Much of the upturn in fortunes has to be credited with the formation of the Kenyan Premier League (KPL) company to manage the league three seasons ago and shortly after, the Sh400m sponsorship deal with SuperSport that injected professionalism in the running of a competition. Only two years prior, the domestic competition degenerated into a farce when two parallel campaigns ran.
Last year, Mathare United (league champions) and Gor Mahia (Cup holders) missed at least Sh23m in prize money following their first round exit at the hands of Zambia’s Zesco and APR of Rwanda. Both lost heavily at home with Mathare going down 3-1 and Gor endured a 5-0 thrashing.
Concurrent with revamping of domestic top tier football, CAF, the continental governing body also re-structured its top competitions to make them lucrative affairs.

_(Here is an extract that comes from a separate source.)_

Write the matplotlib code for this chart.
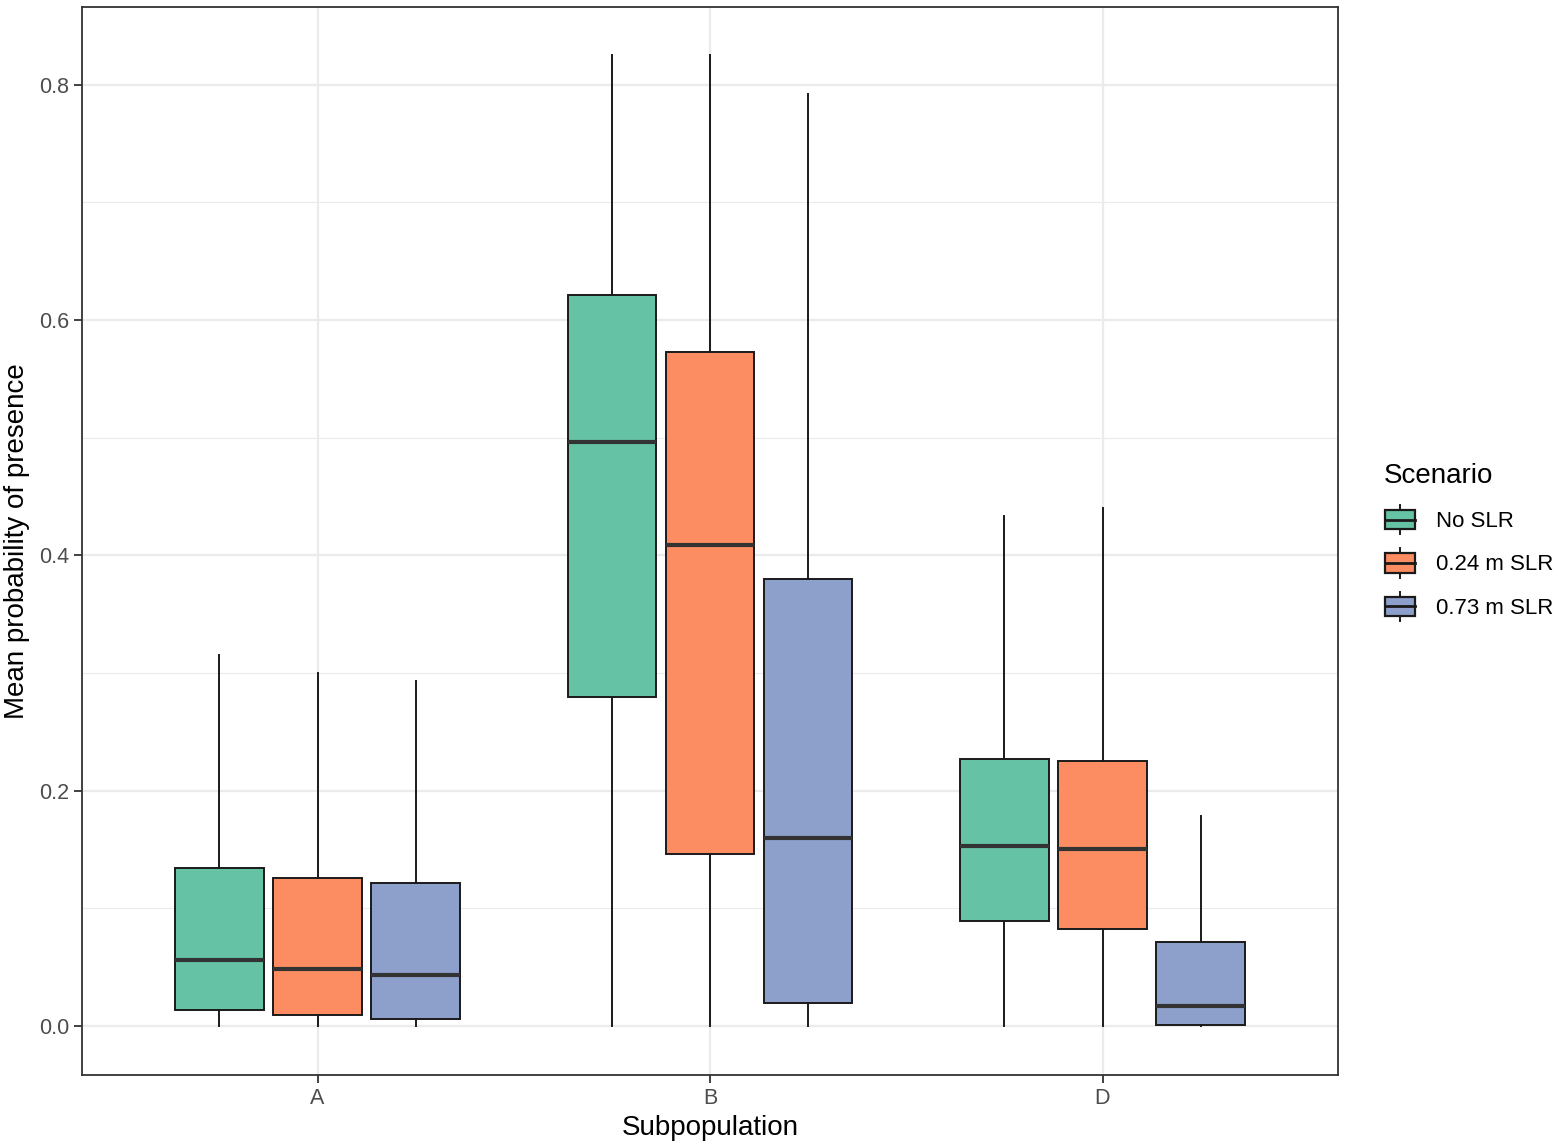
import matplotlib
matplotlib.use("Agg")
import matplotlib.pyplot as plt
from matplotlib.patches import Rectangle
from matplotlib.lines import Line2D
from matplotlib.legend_handler import HandlerBase

plt.rcParams['font.family'] = ['Liberation Sans', 'DejaVu Sans']

# ---- data ----
subpops = ["A", "B", "D"]
scenarios = ["No SLR", "0.24 m SLR", "0.73 m SLR"]
colors = ["#66C2A5", "#FC8D62", "#8DA0CB"]

# per scenario, per subpopulation: [whislo, q1, med, q3, whishi]
no_slr  = [[0.0, 0.0136, 0.056, 0.134, 0.315],
           [0.0, 0.2797, 0.4965, 0.6215, 0.8255],
           [0.0, 0.0893, 0.153, 0.227, 0.4336]]
slr_024 = [[0.0, 0.0094, 0.0485, 0.126, 0.300],
           [0.0, 0.146, 0.409, 0.573, 0.8255],
           [0.0, 0.0825, 0.1505, 0.2253, 0.440]]
slr_073 = [[0.0, 0.006, 0.0434, 0.1216, 0.293],
           [0.0, 0.0196, 0.160, 0.380, 0.792],
           [0.0, 0.0009, 0.017, 0.0714, 0.1785]]
series = [no_slr, slr_024, slr_073]

W, H = 1559, 1146
fig = plt.figure(figsize=(W / 100, H / 100), dpi=100)
ax = fig.add_axes([82 / W, 1 - 1075 / H, (1338 - 82) / W, (1075 - 7) / H])

dodge = 0.25
bw = 0.225
for si, (vals, col) in enumerate(zip(series, colors)):
    stats = []
    positions = []
    for gi, v in enumerate(vals):
        stats.append(dict(whislo=v[0], q1=v[1], med=v[2], q3=v[3], whishi=v[4], fliers=[]))
        positions.append(gi + 1 + (si - 1) * dodge)
    ax.bxp(stats, positions=positions, widths=bw, patch_artist=True, showcaps=False,
           showfliers=False,
           boxprops=dict(facecolor=col, edgecolor="#1a1a1a", linewidth=1.4),
           medianprops=dict(color="#333333", linewidth=3.0, solid_capstyle='butt'),
           whiskerprops=dict(color="#1a1a1a", linewidth=1.4),
           zorder=3)

ax.set_xlim(0.4, 3.6)
ax.set_ylim(-0.0417, 0.866)
ax.set_xticks([1, 2, 3])
ax.set_xticklabels(subpops)
ax.set_yticks([0.0, 0.2, 0.4, 0.6, 0.8])
ax.set_yticklabels(["0.0", "0.2", "0.4", "0.6", "0.8"])
ax.set_yticks([0.1, 0.3, 0.5, 0.7], minor=True)
ax.tick_params(axis='both', which='major', labelsize=15.5, colors="#333333",
               labelcolor="#4D4D4D", length=5.5, width=1.3, pad=3.5)
ax.tick_params(axis='y', which='minor', length=0)
ax.grid(True, which='major', color="#EBEBEB", linewidth=1.6, zorder=0)
ax.grid(True, which='minor', axis='y', color="#EBEBEB", linewidth=0.8, zorder=0)
ax.set_axisbelow(True)
for sp in ax.spines.values():
    sp.set_color("#333333")
    sp.set_linewidth(1.3)

ax.set_xlabel("Subpopulation", fontsize=20, labelpad=5)
ax.set_ylabel("Mean probability of presence", fontsize=20, labelpad=7)


class BoxHandler(HandlerBase):
    def __init__(self, color):
        super().__init__()
        self.color = color

    def create_artists(self, legend, orig_handle, xdescent, ydescent, width, height, fontsize, trans):
        cx = -xdescent + width / 2
        bh = height * 0.8
        by = -ydescent + (height - bh) / 2
        bwid = width * 0.95
        rect = Rectangle((cx - bwid / 2, by), bwid, bh, facecolor=self.color,
                         edgecolor="#1a1a1a", linewidth=1.6, transform=trans)
        med = Line2D([cx - bwid / 2, cx + bwid / 2], [by + bh / 2, by + bh / 2],
                     color="#1a1a1a", linewidth=2.0, transform=trans)
        w1 = Line2D([cx, cx], [by + bh, by + bh + height * 0.2], color="#1a1a1a",
                    linewidth=1.4, transform=trans)
        w2 = Line2D([cx, cx], [by, by - height * 0.2], color="#1a1a1a",
                    linewidth=1.4, transform=trans)
        return [w1, w2, rect, med]


handles = [Rectangle((0, 0), 1, 1) for _ in scenarios]
leg = fig.legend(handles, scenarios, handler_map={h: BoxHandler(c) for h, c in zip(handles, colors)},
                 loc='upper left', bbox_to_anchor=(1364 / W, 1 - 443 / H),
                 frameon=False, fontsize=16, title="Scenario", title_fontsize=20,
                 handlelength=1.45, handleheight=1.3, labelspacing=0.84, handletextpad=0.9)
leg._legend_box.align = "left"

fig.savefig("out.png", dpi=100, facecolor="white")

Victory in Champions League is worth Sh76m with Sh3.8m going to the football federation of the winner’s country. Losing finalists earn Sh57m, semi-finalists Sh32.49m with Sh19.855m and Sh14.44m available for third and fourth finishers in group stages.
At all these levels, the federation also receives its cut, with Sh760,000 the least.
In the Confederation Cup, winners receive Sh47.5m with KSh2.66 going to the local governing body. Runner-ups pocket KSh32.832m with the second and third placed side in the group each taking home with KSh18.164m ($239,000).
The fourth finishers at the pool stage receive Sh11.4m and the least a federation gets is Sh1.14m.
To get to the money bracket, Sofapaka must secure passage from the preliminary, first and second rounds of the Champions League while Leopards need to shift through the preliminary, round of 16 and round of eight in the Confederation Cup.
Sofapaka have the chance of joining the Confederation Cup should they be eliminated as the third best team at the Champions League quarters.
While the above figures compare favourably with what local teams earn from domestic competitions (KSh3m for winning KPL), it is important to note getting to the money bracket of CAF competitions is in itself an expensive venture.
On face value, KSh76m is a small fortune, but when one calculates travel costs across Africa in addition to ever-rising expenses of running such a club, this cash prize is already overdrawn before a club has played its final group matches.
Contrast with Europe where UEFA pay each team that qualify for their Champions League €3m and an additional €2.4m for reaching the group phase. A group stage win is worth €600,000 and a draw is worth €300,000.
UEFA pay each quarterfinalist €2.5m, €3m for each semi-finalist, €4m for the runners-up and €7m for the winners.
In Asia, the total budget for their Champions League is $20m.
Of that, 70 percent is dedicated to prize money and incentives, with the eventual winners taking home $1.5m plus bonuses from earlier rounds. A victory in the group stages will be worth $40,000.
The contrast in prize money has seen CAF begrudged for not aggressively marketing continental club football especially to terrestrial pay television viewers where football billions are across Africa and overseas.
Back here, reports that Leopards are struggling to raise the Ksh1.5m required for them to honour their Addis Ababa trip is more startling for a club of such stature that enjoys fanatical support.
Again, lack of a forceful selling strategy to tap on Leopards support base has not been evident, with wrangles over the control of the club that almost led them to be de-listed from the Confederations Cup taking centre stage.